Two children in the care of West Berkshire Council are costing the authority about £2.7m a year — one roughly £22,000 a week, the other about £28,000 a week.

Those figures feed into a projected district debt of up to £37m for special educational needs and disabilities (SEND) school provision, a report to the council’s executive says.

While the costs for these two children aren’t entirely linked to SEND, they highlight the expense at the sharp end of children’s social care as West Berkshire struggles for cash. The council will this week ask the Government for extra money to keep the lights on, while ministers say they will fund SEND debts.

The legal duty to care for these children sits with executive director of children and family services Annmarie Dodds. She defends the spending: “We don’t make decisions based on cost,” she said, adding she is told to cut costs every day. “We make decisions which are in the best interests of the children who are in our care.”

Ms Dodds explained the reasons for the high bills: some children have very complex, dysregulated behaviour that can be violent towards others or themselves. That can mean supervision levels from one-to-one up to four-to-one, and costly court processes to restrict liberty where necessary.

The council also bears internal costs when children make allegations against staff, requiring staff changes and investigations. But the biggest drain is placements: repeated moves — often prompted by allegations or rising risk — push providers to charge more.

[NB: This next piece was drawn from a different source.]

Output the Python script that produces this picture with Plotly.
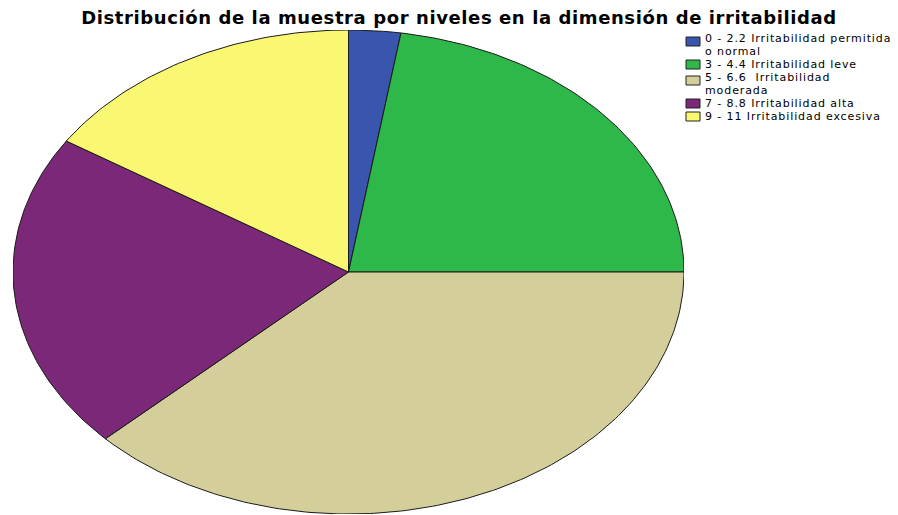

“Placements is where the budget busts,” adds Ms Dodds. “But this is the right thing. I cannot think it is a good thing if a child has a knife, for example, and harms another person, or him or herself and we haven’t done our best to stop that by protecting that child in our care.”

Social services often hit the headlines only after tragedy, when public attention focuses on failures to protect children — think Victoria Climbié, Baby P and, more recently, the death of 10-year-old Sara Sharif.

Sara endured relentless abuse by her father, Urfan Sharif, and stepmother, Beinash Batool, before she was found dead at their Surrey home in August 2023.

Councils across England say the “extremely challenging” costs of children’s social care placements, rising demand for adult social care and temporary accommodation are driving significant overspends — a problem West Berkshire is experiencing.

At national level, the UK Government has pledged to cover 90% of accumulated SEND deficits for English councils up to the end of the 2025-26 financial year, to avoid widespread insolvency. Full SEND funding responsibility is due to move to central government from 2028-29.

The schools white paper also proposes reassessing education, health and care plans (EHCPs) after primary school and again after GCSEs. That could mean fewer children keep EHCPs into secondary school. Children in Year 6 in 2029 would be the first reviewed under the plans, ahead of secondary school in 2030.